Master data governance is equally important. Product dimensions, packaging rules, supplier lead times, customer billing terms, warehouse locations, and service codes should have named owners and change controls. Approval matrices should be aligned to operational risk, not just hierarchy. For example, urgent procurement, manual stock adjustments, pricing overrides, and invoice corrections should be governed through workflow rules and audit trails. This creates a more stable operating environment and reduces dependence on individual knowledge.
Scalability recommendations for growing logistics businesses
A logistics company may begin with one warehouse and a limited service area, but growth quickly introduces complexity through multi-site inventory, customer-specific SLAs, subcontracted transport, regional staffing, and higher transaction volumes. Odoo ERP should therefore be configured with scale in mind. This means using standardized warehouse structures, consistent naming conventions, reusable workflow templates, and role-based security from the beginning.
Scalability also depends on avoiding excessive customization. Many logistics requirements can be addressed through Odoo configuration, disciplined process design, and selective extensions. Custom development should be reserved for clear competitive or compliance needs. A modular roadmap is usually more sustainable: stabilize core operations first, then expand into advanced planning, customer portals, mobile workflows, AI-assisted analytics, and deeper automation.

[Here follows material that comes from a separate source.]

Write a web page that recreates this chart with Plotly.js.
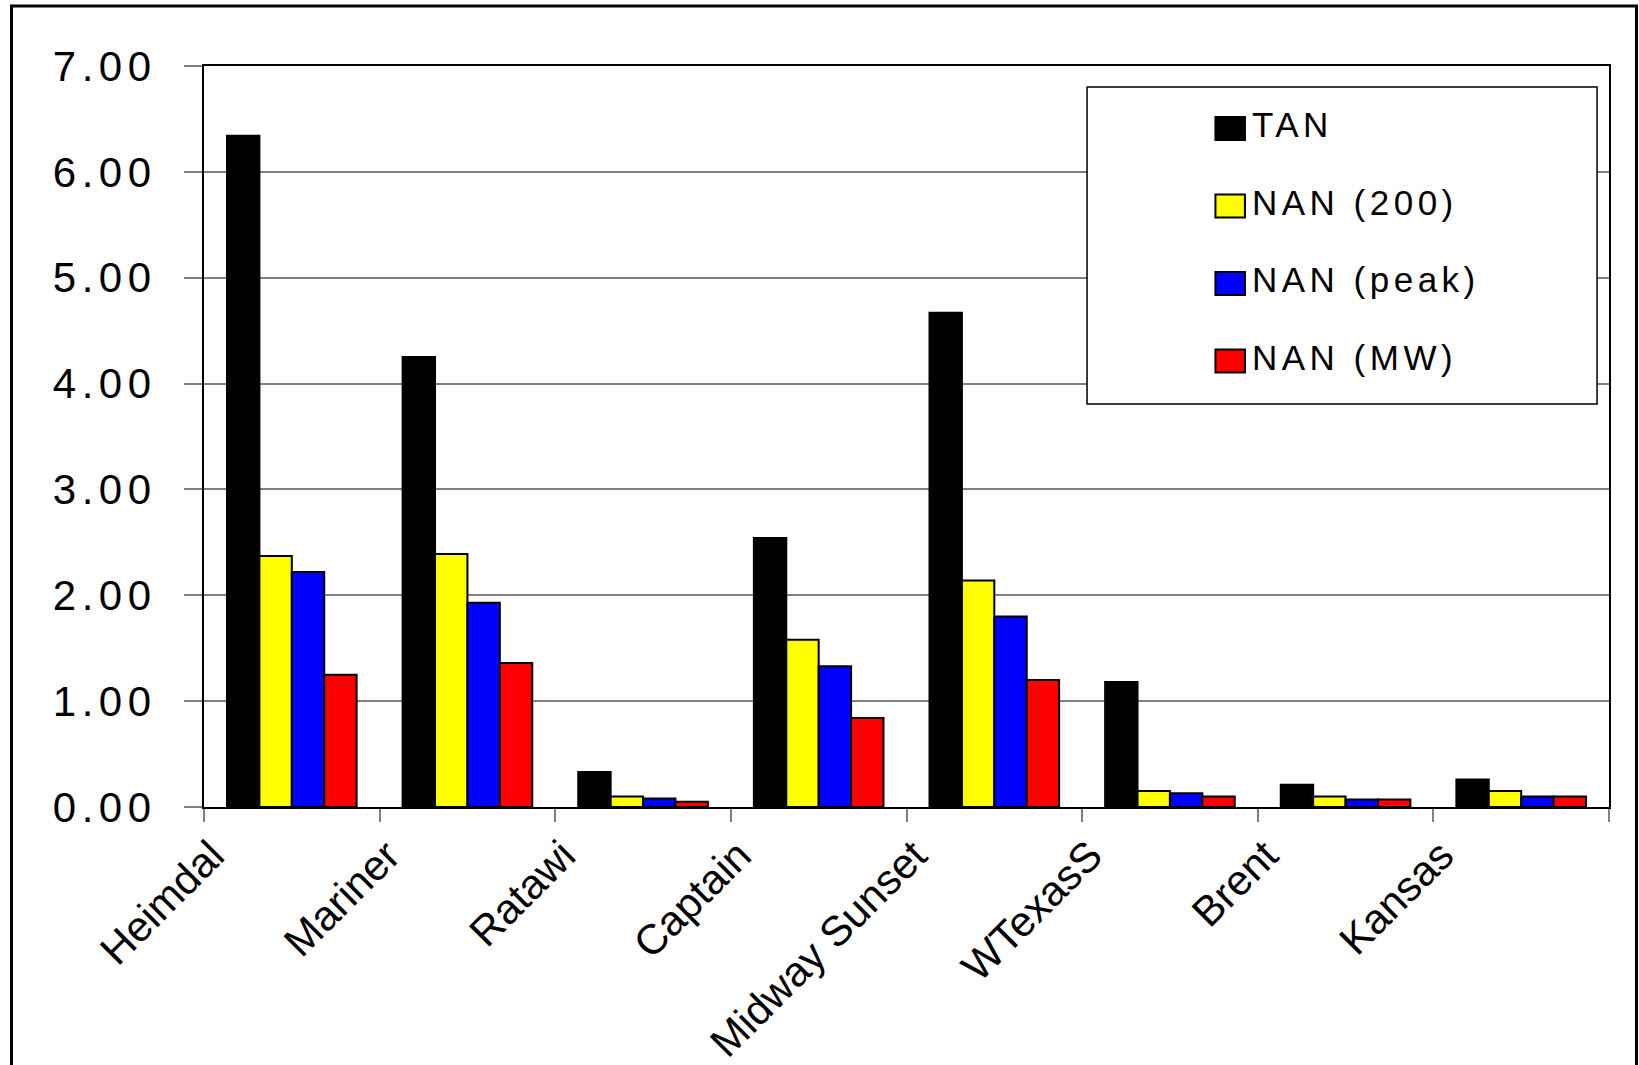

This approach supports growth without creating a brittle ERP landscape.
AI and automation opportunities in logistics operations
AI should be applied where it improves decision quality or reduces administrative effort, not as a standalone initiative. In a logistics context, AI can support demand pattern analysis, replenishment recommendations, exception prioritization, document classification, service issue triage, and anomaly detection in operational KPIs. Combined with Odoo Documents, Helpdesk, Inventory, Purchase, and Accounting, these capabilities can reduce response times and improve control over high-volume processes.
Examples include AI-assisted extraction of delivery documents, automated categorization of customer complaints, predictive alerts for stockout risk, and identification of unusual billing or procurement patterns. For warehouse and service operations, AI can also help planners identify workload imbalances or recurring failure points. The key is governance: AI outputs should support human decision-making within defined controls, especially in pricing, procurement, customer commitments, and financial transactions.
A realistic modernization path for logistics organizations
A realistic digital transformation program for logistics does not attempt to redesign every process at once. It starts by stabilizing the operational backbone: order capture, inventory control, procurement discipline, dispatch coordination, service evidence, and financial closure. Once those foundations are reliable in Odoo ERP, the business can expand into workflow automation, customer self-service, mobile execution, advanced analytics, and AI-supported decisioning. This sequence reduces implementation risk while delivering measurable operational gains.
For organizations evaluating an Odoo partner, the priority should be implementation realism. The right partner will align Odoo industry solutions to actual warehouse, transport, service, and finance workflows; define governance before automation; and design a cloud ERP model that supports continuity, security, and scale. That is how logistics resilience becomes operational, not theoretical.